Last year’s BDO survey showed that while only 14% of CFOs in the United States were outsourcing to Latin America, 57% said it was the region where they would be most likely to consider outsourcing in the future. This year’s survey did not provide updated figures for the region, but Jamil noted that “we’re not seeing so much research and development in Latin America,” despite the increase in R&D development outsourcing outside of the United States. However, Jamil said he still expects Latin America, and particularly countries such as Mexico and Brazil, to become increasingly popular destinations for call center work, IT services and manufacturing.
Regarding the recent rise in IT services outsourcing, Jamil said, “I think IT services and programming has always been something that could be outsourced quite easily because a lot of the legwork can be done elsewhere while you keep the quality control.” The sudden growth of IT services outsourcing from last year is most likely due to the limitations of the U.S. talent pool and the greater availability of talent elsewhere, he said. The BDO survey found that 27% of tech CFOs consider their ability to attract and retain qualified labor as their greatest business challenge in 2015, while 23% described a lack of skilled labor as the biggest barrier to overall industry growth.
“Finding engineers is one of top issues for companies in Silicon Valley because, despite the vast talent pool that exists there, it’s just not nearly enough for those companies to find all the right people,” Jamil explained. “Locations like India and China are producing more engineers than the United States at this point in time so given the talent pool that is available in the locations it is easier – even it’s no longer much more cost effective – to find the talent that you need.” Furthermore, given the availability of talent in Latin America and the advantages of operating closer to the United States, the nearshore region is also becoming increasingly competitive in the IT services market, he added.
Incentives and Low Costs
Guilherme Campos, IT Industry Analyst at Frost & Sullivan, told Nearshore Americas that “in the last two or three years many governments in Latin America have started to create incentives to attract bigger investments related to software, semiconductors, customer applications development and related segments.”
These incentives have encouraged local companies to specialize in software development or R&D in order to provide nearshore services to the United States, he explained. This has become particularly common in Mexico, Colombia, Chile and Peru, although Brazilian companies have been slower to explore these opportunities because “Brazil has a very big internal market so companies here are not so used to providing nearshore services to the United States,” Campos said.

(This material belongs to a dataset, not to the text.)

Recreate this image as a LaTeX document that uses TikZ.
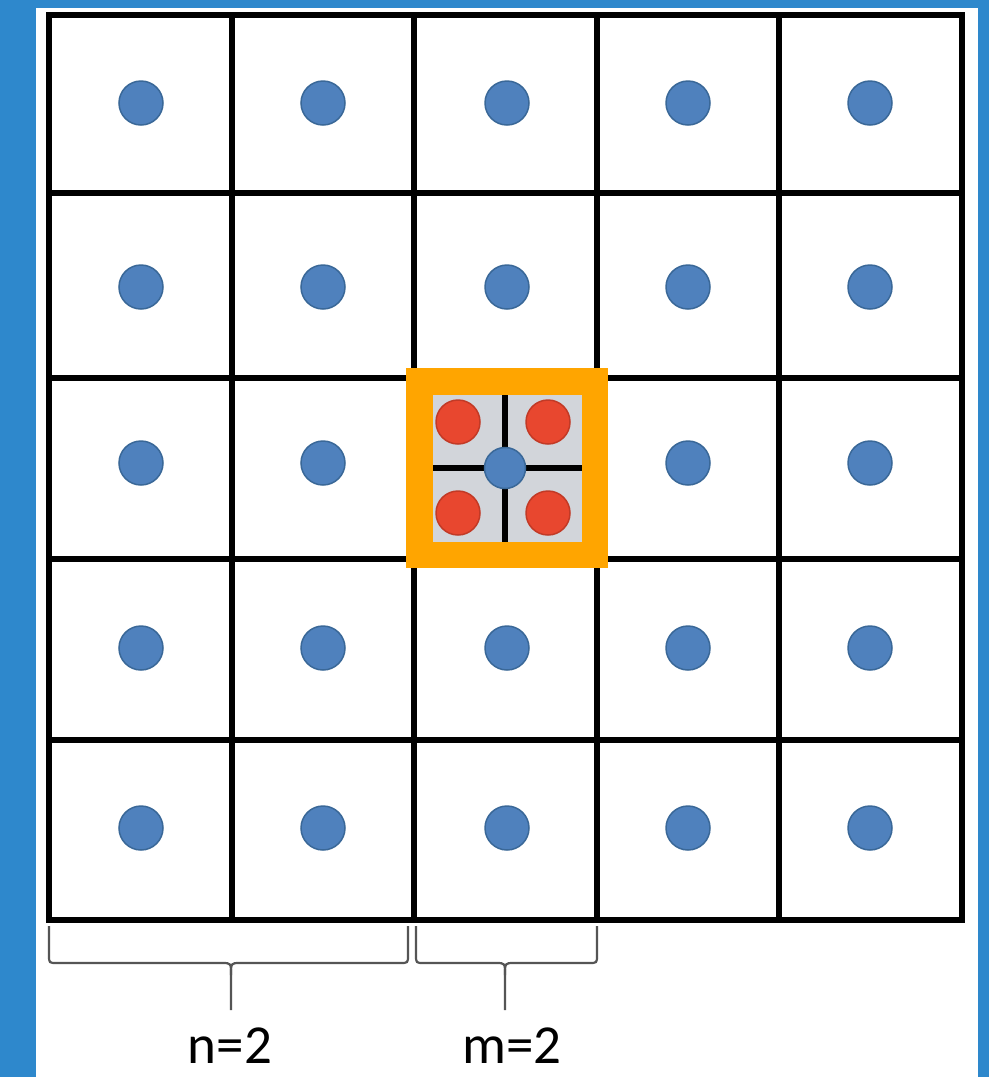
\documentclass[tikz,border=0pt]{standalone}
\usepackage{fontspec}
\setmainfont{Carlito}
\definecolor{bgblue}{HTML}{2E88CC}
\definecolor{dotblue}{HTML}{4F81BD}
\definecolor{dotblueline}{HTML}{3A6898}
\definecolor{dotred}{HTML}{E8472F}
\definecolor{dotredline}{HTML}{C23A26}
\definecolor{hlorange}{HTML}{FFA500}
\definecolor{hlgray}{HTML}{D2D5DA}
\definecolor{bracegray}{HTML}{555555}
\tikzset{
  bluedot/.style={circle,fill=dotblue,draw=dotblueline,line width=1.5pt,minimum size=44pt,inner sep=0pt},
  reddot/.style={circle,fill=dotred,draw=dotredline,line width=1.5pt,minimum size=44pt,inner sep=0pt},
  gridline/.style={line width=5.5pt,black},
  braceline/.style={line width=2.2pt,bracegray},
  lbl/.style={font=\fontsize{55}{58}\selectfont,text=black,inner sep=0pt}
}
\begin{document}
\begin{tikzpicture}[x=1pt,y=-1pt]
\useasboundingbox (0,0) rectangle (989,1077);
\fill[bgblue] (0,0) rectangle (989,1077);
\fill[white] (36,8) rectangle (978,1077);
% grid
\foreach \x in {49,232,414,597,779,962} \draw[gridline] (\x,15) -- (\x,920);
\foreach \y in {15,193,378,559,740,920} \draw[gridline] (49,\y) -- (962,\y);
\draw[line width=6.5pt] (49,15) rectangle (962,920);
% dots
\foreach \cx [count=\i] in {141,323,507,688,870} {
  \foreach \cy [count=\j] in {103,287,463,648,828} {
    \ifnum\i=3 \ifnum\j=3 \else
      \node[bluedot] (d\i\j) at (\cx,\cy) {};
    \fi\else
      \node[bluedot] (d\i\j) at (\cx,\cy) {};
    \fi
  }
}
% highlighted cell
\fill[hlorange] (406,368) rectangle (608,568);
\fill[hlgray] (433,395) rectangle (582,542);
\draw[line width=5.5pt] (505,395) -- (505,542);
\draw[line width=5.5pt] (433,468) -- (582,468);
\node[reddot] (r1) at (458,422) {};
\node[reddot] (r2) at (548,422) {};
\node[reddot] (r3) at (458,513) {};
\node[reddot] (r4) at (548,513) {};
\node[bluedot,minimum size=41pt] (d33) at (505,468) {};
% braces
\draw[braceline] (49,926) -- (49,955) .. controls (49,963) .. (57,963) -- (222,963)
  .. controls (231,963) .. (231,975) -- (231,1010);
\draw[braceline] (408,926) -- (408,955) .. controls (408,963) .. (400,963) -- (240,963)
  .. controls (231,963) .. (231,975);
\draw[braceline] (416,926) -- (416,955) .. controls (416,963) .. (424,963) -- (496,963)
  .. controls (505,963) .. (505,975) -- (505,1010);
\draw[braceline] (597,926) -- (597,955) .. controls (597,963) .. (589,963) -- (514,963)
  .. controls (505,963) .. (505,975);
\node[lbl,anchor=base] (n) at (230,1063) {n=2};
\node[lbl,anchor=base] (m) at (512,1063) {m=2};
\end{tikzpicture}
\end{document}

With Latin American firms having specialized in software development and other IT services, “the quality of the final product in Latin America and the United States is basically the same and the service is much less expensive,” Campos added. Furthermore, changes in currency valuations have also encouraged investment in countries like Brazil, Colombia, Peru and Mexico, as U.S. firms can now get more for their dollar investments, Campos said, noting that “One dollar is 3.3 Brazilian real and two years ago it was 1.6. This is happening in other countries as well and it’s one of the main factors (in the recent increase in outsourcing to the region).”
LATAM vs. Asia
Latin America is also beginning to win much of the call center work that was previously outsourced to countries like India and the Philippines, Jamil said. The recent decline in the offshoring of call or help center work is likely due to “customer frustration” and the “less desirable quality” of service from the traditional Asian markets, he said. This has led companies to set up more contact centers in the United States and Mexico. “As those countries improve the quality of call centers and develop that expertise then that market is expected to grow,” Jamil added.
While Campos expects Latin America to continue to receive more IT services and R&D investment, he acknowledged that “there is a bigger challenge ahead because there are other markets that have even better quality (or lower prices) and very good relations with the United States.” He explained that “it is easier to outsource to Latin America because of the time zone, but if we consider the cost of developing a solution in Colombia or Peru, and the cost of developing it in India, it will probably be half the price in India.” Therefore, in the future, “most of the U.S. investments will still be related to countries like India and Korea or even Israel, which has a very good relationship with the United States and has created a software specialization program and is creating a lot of products for the U.S. market.”